EXERCISE DESCRIPTION: Retype nothing but the lines from the start of the material up to and including the line with "plt.rcParams['mathtext.it'] = 'Liberation". Pictures don't belong in the copy.

(Records with drawing code)
━━━━━━━━━━━━━━━━━━━━
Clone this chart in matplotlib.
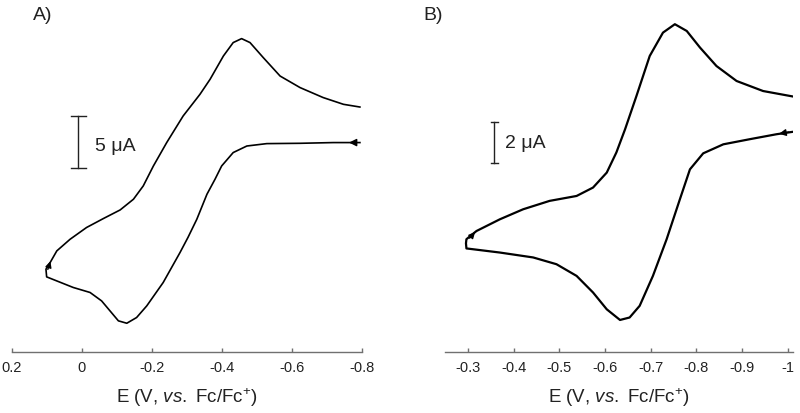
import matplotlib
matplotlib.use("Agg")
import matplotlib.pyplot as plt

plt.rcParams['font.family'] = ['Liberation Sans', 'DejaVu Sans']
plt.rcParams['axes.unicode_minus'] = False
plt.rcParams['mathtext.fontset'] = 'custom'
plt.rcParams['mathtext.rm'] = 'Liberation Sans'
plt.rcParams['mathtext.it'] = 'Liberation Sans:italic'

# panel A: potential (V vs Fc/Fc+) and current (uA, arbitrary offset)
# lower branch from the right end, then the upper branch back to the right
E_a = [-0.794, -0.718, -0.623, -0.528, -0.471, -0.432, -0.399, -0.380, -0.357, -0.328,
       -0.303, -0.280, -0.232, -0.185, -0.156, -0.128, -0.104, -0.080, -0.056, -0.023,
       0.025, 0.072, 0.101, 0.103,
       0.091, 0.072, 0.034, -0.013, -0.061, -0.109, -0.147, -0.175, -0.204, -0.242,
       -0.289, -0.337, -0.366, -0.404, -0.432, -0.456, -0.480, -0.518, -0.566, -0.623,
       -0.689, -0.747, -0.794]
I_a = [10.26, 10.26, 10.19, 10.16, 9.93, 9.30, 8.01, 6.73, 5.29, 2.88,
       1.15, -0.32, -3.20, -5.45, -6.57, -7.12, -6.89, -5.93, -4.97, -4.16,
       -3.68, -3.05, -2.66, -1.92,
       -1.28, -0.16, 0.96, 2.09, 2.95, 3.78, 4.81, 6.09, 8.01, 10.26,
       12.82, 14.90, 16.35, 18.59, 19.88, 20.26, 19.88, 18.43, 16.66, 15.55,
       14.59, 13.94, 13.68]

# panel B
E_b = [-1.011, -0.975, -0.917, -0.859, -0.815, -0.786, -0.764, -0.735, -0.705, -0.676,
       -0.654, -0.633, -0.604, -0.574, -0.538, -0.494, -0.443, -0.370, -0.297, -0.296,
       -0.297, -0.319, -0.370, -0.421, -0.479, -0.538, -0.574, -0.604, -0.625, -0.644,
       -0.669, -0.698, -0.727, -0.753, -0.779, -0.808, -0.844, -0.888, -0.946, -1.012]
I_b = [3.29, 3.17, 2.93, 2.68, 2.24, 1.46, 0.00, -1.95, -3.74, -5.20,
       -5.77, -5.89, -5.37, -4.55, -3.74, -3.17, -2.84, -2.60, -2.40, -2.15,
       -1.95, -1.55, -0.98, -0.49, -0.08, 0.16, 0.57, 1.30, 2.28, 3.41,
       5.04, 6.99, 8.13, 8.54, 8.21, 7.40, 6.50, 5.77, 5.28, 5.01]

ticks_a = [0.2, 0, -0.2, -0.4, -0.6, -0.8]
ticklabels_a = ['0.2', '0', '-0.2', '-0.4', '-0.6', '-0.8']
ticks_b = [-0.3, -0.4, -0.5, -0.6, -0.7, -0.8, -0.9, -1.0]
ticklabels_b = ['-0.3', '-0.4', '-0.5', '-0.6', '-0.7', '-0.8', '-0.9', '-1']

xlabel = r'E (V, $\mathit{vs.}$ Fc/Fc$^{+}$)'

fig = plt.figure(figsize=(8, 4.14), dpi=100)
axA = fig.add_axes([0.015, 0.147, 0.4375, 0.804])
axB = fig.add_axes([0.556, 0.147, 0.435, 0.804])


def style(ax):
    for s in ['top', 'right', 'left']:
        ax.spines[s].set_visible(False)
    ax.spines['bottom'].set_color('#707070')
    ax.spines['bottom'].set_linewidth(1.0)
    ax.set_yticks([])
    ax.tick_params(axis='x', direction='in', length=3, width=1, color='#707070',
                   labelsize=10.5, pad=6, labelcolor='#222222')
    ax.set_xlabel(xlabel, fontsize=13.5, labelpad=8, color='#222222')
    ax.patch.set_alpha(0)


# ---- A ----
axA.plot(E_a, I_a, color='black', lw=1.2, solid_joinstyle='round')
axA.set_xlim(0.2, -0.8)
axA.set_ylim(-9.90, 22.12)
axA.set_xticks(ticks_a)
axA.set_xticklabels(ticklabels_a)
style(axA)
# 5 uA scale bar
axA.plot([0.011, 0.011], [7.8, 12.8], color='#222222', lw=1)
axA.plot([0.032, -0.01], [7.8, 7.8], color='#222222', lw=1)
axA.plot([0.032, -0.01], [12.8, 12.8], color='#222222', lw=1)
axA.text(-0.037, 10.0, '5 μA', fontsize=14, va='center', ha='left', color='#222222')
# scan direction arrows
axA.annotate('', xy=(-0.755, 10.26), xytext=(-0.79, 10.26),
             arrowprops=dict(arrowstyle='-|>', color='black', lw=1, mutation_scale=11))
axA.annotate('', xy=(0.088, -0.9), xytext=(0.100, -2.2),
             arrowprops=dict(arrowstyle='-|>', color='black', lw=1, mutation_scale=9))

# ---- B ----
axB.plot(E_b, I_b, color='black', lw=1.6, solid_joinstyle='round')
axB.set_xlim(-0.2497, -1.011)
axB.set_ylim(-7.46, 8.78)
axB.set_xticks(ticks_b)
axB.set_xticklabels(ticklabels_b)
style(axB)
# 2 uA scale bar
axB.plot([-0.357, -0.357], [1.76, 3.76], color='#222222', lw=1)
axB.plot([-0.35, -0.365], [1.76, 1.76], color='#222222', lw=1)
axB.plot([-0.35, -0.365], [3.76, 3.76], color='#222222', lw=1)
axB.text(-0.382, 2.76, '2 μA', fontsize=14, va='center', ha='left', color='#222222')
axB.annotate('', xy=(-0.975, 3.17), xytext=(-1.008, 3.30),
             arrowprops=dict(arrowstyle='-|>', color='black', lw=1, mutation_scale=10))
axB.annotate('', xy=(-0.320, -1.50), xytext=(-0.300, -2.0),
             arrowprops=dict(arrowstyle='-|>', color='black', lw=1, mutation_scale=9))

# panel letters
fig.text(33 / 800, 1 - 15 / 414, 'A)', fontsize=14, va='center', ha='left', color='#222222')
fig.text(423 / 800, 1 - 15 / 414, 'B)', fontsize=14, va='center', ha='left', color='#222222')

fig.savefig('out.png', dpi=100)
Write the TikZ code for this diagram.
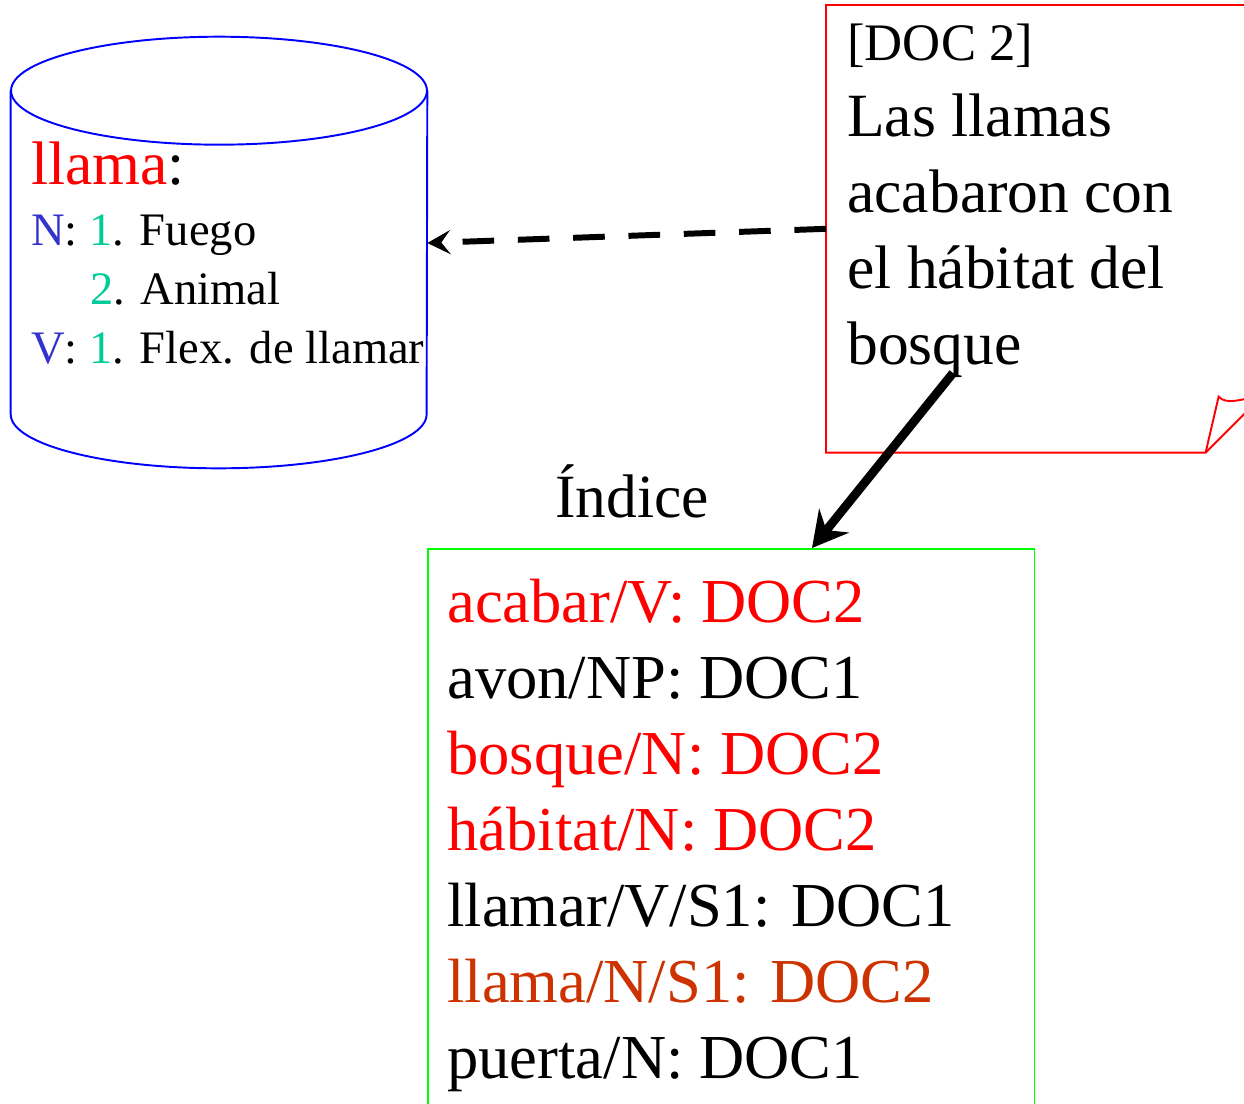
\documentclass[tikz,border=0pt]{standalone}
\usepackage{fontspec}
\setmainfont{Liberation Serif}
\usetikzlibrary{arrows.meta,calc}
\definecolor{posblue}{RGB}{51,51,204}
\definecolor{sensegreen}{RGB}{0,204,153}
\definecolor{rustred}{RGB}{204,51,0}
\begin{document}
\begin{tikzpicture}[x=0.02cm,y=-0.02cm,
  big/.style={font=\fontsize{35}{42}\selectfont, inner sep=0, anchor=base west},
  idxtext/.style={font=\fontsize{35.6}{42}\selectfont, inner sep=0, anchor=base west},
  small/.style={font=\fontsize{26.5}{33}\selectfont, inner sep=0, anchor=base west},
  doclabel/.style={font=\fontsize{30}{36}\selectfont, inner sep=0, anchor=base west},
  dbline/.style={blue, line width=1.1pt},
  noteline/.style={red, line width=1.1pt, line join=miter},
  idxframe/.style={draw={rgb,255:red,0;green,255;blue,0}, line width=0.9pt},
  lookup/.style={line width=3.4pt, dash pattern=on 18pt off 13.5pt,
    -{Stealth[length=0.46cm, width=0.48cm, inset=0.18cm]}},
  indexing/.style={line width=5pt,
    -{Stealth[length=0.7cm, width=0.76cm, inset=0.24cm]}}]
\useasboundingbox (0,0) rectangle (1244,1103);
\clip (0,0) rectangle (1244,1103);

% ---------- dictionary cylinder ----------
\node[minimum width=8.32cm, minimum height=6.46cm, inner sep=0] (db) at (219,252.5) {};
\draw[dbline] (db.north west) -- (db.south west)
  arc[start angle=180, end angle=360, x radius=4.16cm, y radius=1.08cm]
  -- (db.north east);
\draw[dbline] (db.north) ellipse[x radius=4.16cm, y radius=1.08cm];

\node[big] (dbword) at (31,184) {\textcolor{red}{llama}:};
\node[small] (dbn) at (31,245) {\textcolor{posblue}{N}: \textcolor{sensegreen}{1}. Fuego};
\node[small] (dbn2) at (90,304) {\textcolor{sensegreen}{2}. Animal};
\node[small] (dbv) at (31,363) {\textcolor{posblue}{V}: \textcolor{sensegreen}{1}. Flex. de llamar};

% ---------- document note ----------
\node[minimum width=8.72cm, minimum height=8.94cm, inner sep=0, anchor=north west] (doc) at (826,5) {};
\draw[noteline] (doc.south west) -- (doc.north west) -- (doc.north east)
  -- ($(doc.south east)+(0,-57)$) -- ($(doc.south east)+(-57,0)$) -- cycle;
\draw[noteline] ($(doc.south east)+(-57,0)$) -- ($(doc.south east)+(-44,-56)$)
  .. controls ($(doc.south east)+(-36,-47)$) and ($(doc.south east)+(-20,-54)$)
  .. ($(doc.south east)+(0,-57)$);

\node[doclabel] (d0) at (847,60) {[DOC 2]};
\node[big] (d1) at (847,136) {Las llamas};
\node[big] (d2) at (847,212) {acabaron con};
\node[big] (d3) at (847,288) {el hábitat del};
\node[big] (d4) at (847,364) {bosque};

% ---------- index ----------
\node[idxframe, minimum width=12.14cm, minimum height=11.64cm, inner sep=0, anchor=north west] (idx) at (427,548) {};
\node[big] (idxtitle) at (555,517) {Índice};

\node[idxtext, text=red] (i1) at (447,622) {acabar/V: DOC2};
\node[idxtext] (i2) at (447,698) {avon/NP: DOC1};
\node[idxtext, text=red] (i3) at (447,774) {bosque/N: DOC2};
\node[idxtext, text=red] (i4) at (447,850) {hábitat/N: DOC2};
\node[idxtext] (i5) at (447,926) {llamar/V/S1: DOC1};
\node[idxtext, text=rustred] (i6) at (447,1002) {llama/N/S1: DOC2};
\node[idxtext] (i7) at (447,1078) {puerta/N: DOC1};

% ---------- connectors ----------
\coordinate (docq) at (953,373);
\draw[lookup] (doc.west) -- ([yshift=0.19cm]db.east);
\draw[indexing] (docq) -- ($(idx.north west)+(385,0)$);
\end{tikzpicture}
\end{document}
━━━━━━━━━━━━━━━━━━━━
FINISHED ANSWER:
Clone this chart in matplotlib.
import matplotlib
matplotlib.use("Agg")
import matplotlib.pyplot as plt

plt.rcParams['font.family'] = ['Liberation Sans', 'DejaVu Sans']
plt.rcParams['axes.unicode_minus'] = False
plt.rcParams['mathtext.fontset'] = 'custom'
plt.rcParams['mathtext.rm'] = 'Liberation Sans'
plt.rcParams['mathtext.it'] = 'Liberation Sans:italic'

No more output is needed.